In her later work Części ciała (2019), Nagabczyńska explored the face – its anatomy, physiology, and its capacity to generate meanings and emotions. She was interested in the moment when the face becomes a tool for producing (patriarchal or emancipatory) femininity – something directly shaped by the delicacy or intensity of facial expression, by the presence or absence of make-up, and by the gaze itself. As sources of inspiration for this performance, Nagabczyńska cited, among others, horror films, religious iconography, and porn culture.
'For most of the history of stage dance, up until the shift known as postmodern dance, it was linked to the expression of emotion, but the use of the face was never systematised in the way other parts of the body were,' she said in a conversation with Karolina Plinta published in Szum (2020).
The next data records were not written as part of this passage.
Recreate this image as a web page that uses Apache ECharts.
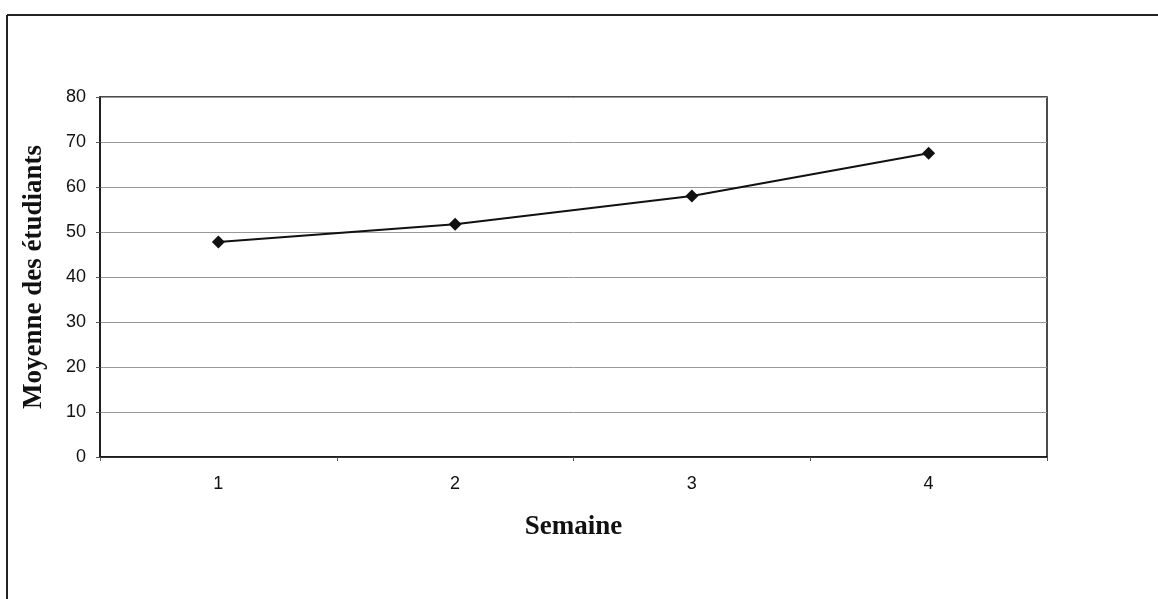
<!DOCTYPE html>
<html>
<head>
<meta charset="utf-8">
<script src="https://cdn.jsdelivr.net/npm/echarts@6/dist/echarts.min.js"></script>
<style>
html,body{margin:0;padding:0;background:#fff;}
#chart{width:1158px;height:599px;}
</style>
</head>
<body>
<div id="chart"></div>
<script>
const categories = ['1', '2', '3', '4'];
const values = [47.8, 51.7, 58.0, 67.5];
const yMin = 0, yMax = 80, yInterval = 10;

const chart = echarts.init(document.getElementById('chart'));
chart.setOption({
  animation: false,
  backgroundColor: '#fff',
  graphic: [
    { type: 'line', shape: { x1: 7, y1: 15, x2: 1158, y2: 15 }, style: { stroke: '#222', lineWidth: 2 } },
    { type: 'line', shape: { x1: 7, y1: 15, x2: 7, y2: 599 }, style: { stroke: '#222', lineWidth: 2 } }
  ],
  grid: { left: 100, right: 111, top: 97, bottom: 142, show: true, borderColor: '#111', borderWidth: 1.5, backgroundColor: 'transparent' },
  xAxis: {
    type: 'category',
    data: categories,
    boundaryGap: true,
    name: 'Semaine',
    nameLocation: 'middle',
    nameGap: 57,
    nameTextStyle: { fontFamily: 'Liberation Serif', fontWeight: 'bold', fontSize: 27, color: '#111' },
    axisLine: { show: true, lineStyle: { color: '#111', width: 1.5 } },
    axisTick: { show: true, length: 4, lineStyle: { color: '#555' } },
    axisLabel: { fontFamily: 'Liberation Sans', fontSize: 18, color: '#111', margin: 18 },
    splitLine: { show: false }
  },
  yAxis: {
    type: 'value',
    min: yMin, max: yMax, interval: yInterval,
    name: 'Moyenne des étudiants',
    nameLocation: 'middle',
    nameGap: 52,
    nameTextStyle: { fontFamily: 'Liberation Serif', fontWeight: 'bold', fontSize: 27, color: '#111' },
    axisLine: { show: true, lineStyle: { color: '#111', width: 1.5 } },
    axisTick: { show: true, length: 4, lineStyle: { color: '#555' } },
    axisLabel: { fontFamily: 'Liberation Sans', fontSize: 18, color: '#111', margin: 14 },
    splitLine: { show: true, lineStyle: { color: '#999', width: 1 } }
  },
  series: [{
    type: 'line',
    data: values,
    symbol: 'diamond',
    symbolSize: 13,
    itemStyle: { color: '#111' },
    lineStyle: { color: '#111', width: 2 }
  }]
});
</script>
</body>
</html>
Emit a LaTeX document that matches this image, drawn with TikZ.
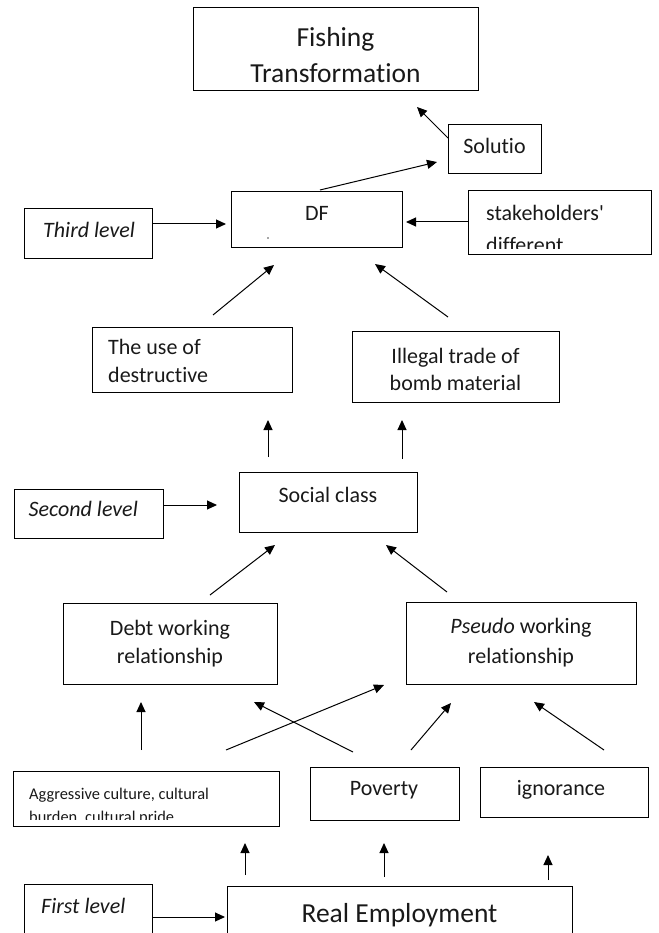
\documentclass[tikz,border=0pt]{standalone}
\usepackage{fontspec}
\setmainfont{Carlito}[Ligatures={TeXOff,CommonOff,ContextualOff,RareOff}]
\usetikzlibrary{arrows.meta}
\begin{document}
\begin{tikzpicture}[x=1pt,y=-1pt,
  box/.style={draw=black, line width=1.1pt, inner sep=0pt, anchor=north west},
  txt/.style={inner sep=0pt, anchor=base, font=\fontsize{22}{28}\selectfont, text=black!90},
  ltxt/.style={txt, anchor=base west},
  bigtxt/.style={txt, font=\fontsize{27.5}{36}\selectfont},
  smalltxt/.style={ltxt, font=\fontsize{16.4}{22}\selectfont},
  arr/.style={draw=black, line width=1pt, -{Triangle[length=10pt,width=9pt]}}]
\useasboundingbox (0,0) rectangle (658,933);
\clip (0,0) rectangle (658,933);

% boxes
\node[box, minimum width=285pt, minimum height=83pt] (fish) at (193,7) {};
\node[box, minimum width=93pt, minimum height=49pt] (sol) at (448,124) {};
\node[box, minimum width=171pt, minimum height=56pt] (df) at (231,191) {};
\node[box, minimum width=128pt, minimum height=50pt] (third) at (24,208) {};
\node[box, minimum width=183pt, minimum height=64pt] (stake) at (468,190) {};
\node[box, minimum width=200pt, minimum height=65pt] (use) at (92,327) {};
\node[box, minimum width=207pt, minimum height=71pt] (illegal) at (352,331) {};
\node[box, minimum width=178pt, minimum height=60pt] (social) at (239,472) {};
\node[box, minimum width=149pt, minimum height=49pt] (second) at (14,489) {};
\node[box, minimum width=214pt, minimum height=81pt] (debt) at (63,603) {};
\node[box, minimum width=230pt, minimum height=82pt] (pseudo) at (406,602) {};
\node[box, minimum width=266pt, minimum height=55pt] (aggr) at (13,771) {};
\node[box, minimum width=149pt, minimum height=53pt] (pov) at (310,767) {};
\node[box, minimum width=168pt, minimum height=50pt] (ign) at (480,767) {};
\node[box, minimum width=128pt, minimum height=80pt] (first) at (24,884) {};
\node[box, minimum width=345pt, minimum height=80pt] (real) at (227,886) {};

% texts
\node[bigtxt] (fisht1) at (335.5,47) {Fishing};
\node[bigtxt] (fisht2) at (335.5,83) {Transformat\kern0pt ion};
\node[txt] (solt) at (494.5,154) {Solutio};
\node[txt] (dft) at (317,221) {DF};
\fill[black!70] (268,238) circle (0.8pt);
\node[ltxt] (thirdt) at (43,237) {\itshape Third level};
\begin{scope}
  \clip (468,190) rectangle (651,248);
  \node[ltxt] (staket1) at (486,221) {stakeholders'};
  \node[ltxt] (staket2) at (486,252) {different};
\end{scope}
\node[ltxt] (uset1) at (108,354) {The use of};
\node[ltxt] (uset2) at (108,382) {destruct\kern0pt ive};
\node[txt] (illt1) at (455.5,363) {Illegal trade of};
\node[txt] (illt2) at (455.5,390) {bomb material};
\node[txt] (socialt) at (328,502) {Social class};
\node[ltxt] (secondt) at (28.5,516) {\itshape Second level};
\node[txt] (debtt1) at (170,635) {Debt working};
\node[txt] (debtt2) at (170,663) {relat\kern0pt ionship};
\node[txt] (pseudot1) at (521,633) {\textit{Pseudo} working};
\node[txt] (pseudot2) at (521,663) {relat\kern0pt ionship};
\begin{scope}
  \clip (13,771) rectangle (279,819);
  \node[smalltxt] (aggrt1) at (29,799) {Aggressive culture, cultural};
  \node[smalltxt] (aggrt2) at (29,822) {burden, cultural pride};
\end{scope}
\node[txt] (povt) at (384,795) {Poverty};
\node[txt] (ignt) at (561,795) {ignorance};
\node[ltxt] (firstt) at (41,913) {\itshape First level};
\node[bigtxt] (realt) at (399.5,922) {Real Employment};

% connector end points
\coordinate (a1s) at (448,138);  \coordinate (a1e) at (417,107);
\coordinate (a2s) at (320,190);  \coordinate (a2e) at (437,162);
\coordinate (a3s) at (152,224);  \coordinate (a3e) at (226,224);
\coordinate (a4s) at (468,222);  \coordinate (a4e) at (406,222);
\coordinate (a5s) at (213,315);  \coordinate (a5e) at (274,265);
\coordinate (a6s) at (448,317);  \coordinate (a6e) at (375,264);
\coordinate (a7s) at (268,457);  \coordinate (a7e) at (268,420);
\coordinate (a8s) at (402,459);  \coordinate (a8e) at (402,420);
\coordinate (a9s) at (163,505);  \coordinate (a9e) at (217,505);
\coordinate (a10s) at (210,595); \coordinate (a10e) at (275,545);
\coordinate (a11s) at (447,592); \coordinate (a11e) at (386,545);
\coordinate (a12s) at (141,750); \coordinate (a12e) at (141,702);
\coordinate (a13s) at (226,750); \coordinate (a13e) at (384,685);
\coordinate (a14s) at (353,752); \coordinate (a14e) at (254,702);
\coordinate (a15s) at (411,750); \coordinate (a15e) at (451,703);
\coordinate (a16s) at (604,750); \coordinate (a16e) at (534,702);
\coordinate (a17s) at (245,875); \coordinate (a17e) at (245,843);
\coordinate (a18s) at (384,877); \coordinate (a18e) at (384,843);
\coordinate (a19s) at (548,880); \coordinate (a19e) at (548,855);
\coordinate (a20s) at (152,917); \coordinate (a20e) at (225,917);

\foreach \i in {1,...,20} {\draw[arr] (a\i s) -- (a\i e);}
\end{tikzpicture}
\end{document}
She added that, in her view, the power of choreography 'lies mainly in making visible the constituent parts of certain fields of reality and in continuously arranging them anew'.
Części ciała was praised, among others, by the critic and researcher of new choreography Zuzanna Berendt, who wrote in the monthly Dialog:
Nagabczyńska, constantly altering her facial expressions, generates successive imagined models of neutrality which – precisely because they appear as signs devoid of any real referent – provoke growing amusement among the audience. The more vividly the viewers react, the harder it becomes to refrain from thinking not so much about whether each proposal is apt, incisive or mocking, but about how long Nagabczyńska will manage to keep a straight face […].